A análise da situação de Cleriston revela um aspecto crucial: a saúde do detento, mesmo em meio a acusações sérias, deve ser tratada com a devida importância. A atenção médica a detentos é uma responsabilidade que transcende a natureza do crime cometido. A notícia de que ele estava sob os cuidados de uma equipe multidisciplinar desde sua detenção, recebendo tratamento para diabetes e hipertensão, levanta questões sobre a eficácia do sistema em garantir a dignidade humana, mesmo em um contexto de prisão.

A abordagem do ministro Alexandre de Moraes, que solicitou informações detalhadas sobre o caso após o óbito de Cleriston, é louvável. Entretanto, é imperativo que a investigação vá além das circunstâncias imediatas da morte e aborde as deficiências estruturais que contribuem para a fragilidade do sistema prisional brasileiro.

Ao analisar a postura de Hamilton Mourão, é inevitável notar uma discrepância notável entre a sua preocupação destacada em relação aos detentos do caso da invasão de 8 de janeiro e a retórica mais ampla associada à extrema direita, que muitas vezes ecoa a frase "bandido bom é bandido morto". Essa aparente dualidade reflete não apenas uma inconsistência no discurso, mas também revela uma preocupação seletiva em relação aos direitos dos presos.
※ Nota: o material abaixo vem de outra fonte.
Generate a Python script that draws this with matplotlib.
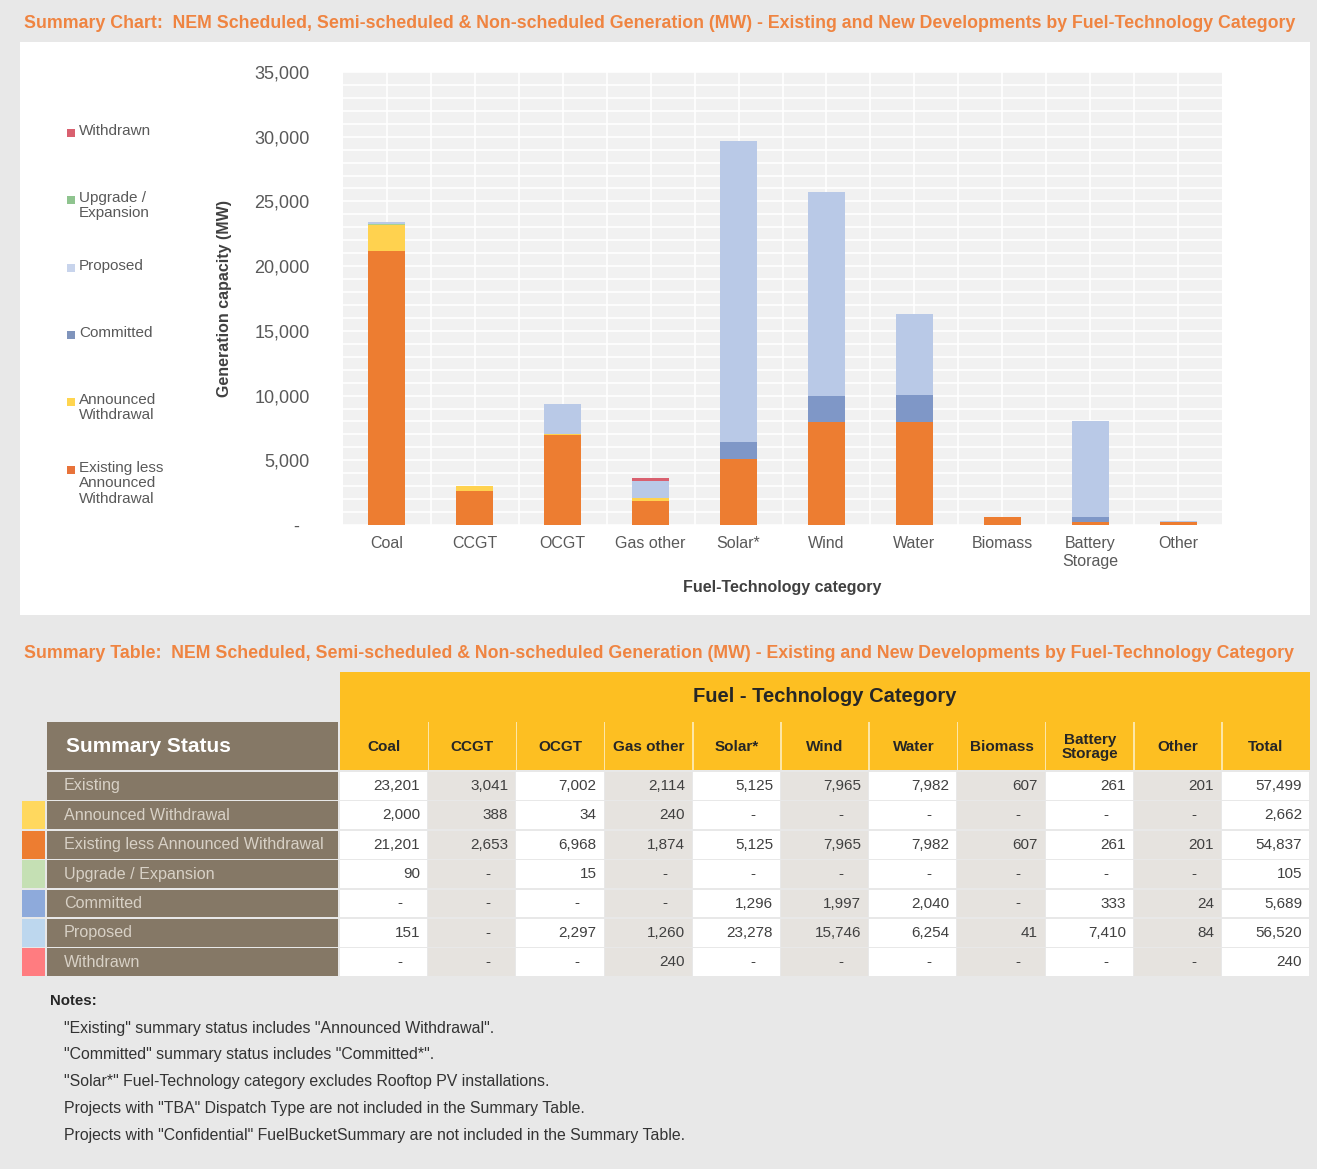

Enquanto Mourão destaca a "burocracia que tem restringido os direitos dos detentos" no contexto específico dos envolvidos na invasão, é difícil ignorar a falta de uma abordagem semelhante e proativa em relação ao sistema carcerário como um todo. O lema "bandido bom é bandido morto" frequentemente associado à extrema direita sugere uma abordagem punitiva e desumanizadora, em contraste com a ênfase pontual de Mourão na necessidade de uma análise crítica e investigação detalhada em circunstâncias específicas.

Essa seletividade na preocupação pelos direitos dos detentos levanta questionamentos sobre a consistência e a coerência nas políticas e posicionamentos daqueles que lideram e influenciam o debate público. Se a preocupação de Mourão é genuína e estende-se além do caso específico, seria prudente esperar uma defesa mais ampla dos direitos dos presidiários em todos os contextos.

A dicotomia entre a postura crítica em relação aos detentos do caso de 8 de janeiro e a retórica mais ampla que muitas vezes sugere uma abordagem mais rígida e punitiva para todos os presos evidencia a complexidade e a polarização nas discussões em torno da justiça criminal no Brasil. É uma oportunidade para repensar e debater abordagens mais equitativas e humanitárias no tratamento de todos os detentos, independentemente do caso específico ao qual estejam associados.

Em última análise, a morte de Cleriston Pereira da Cunha não pode ser ignorada como uma mera fatalidade. Ela é um chamado à reflexão sobre a necessidade urgente de reformas estruturais em nosso sistema prisional, assegurando que a punição de crimes seja justa e proporcional, mas também que a dignidade e os direitos básicos dos detentos sejam preservados.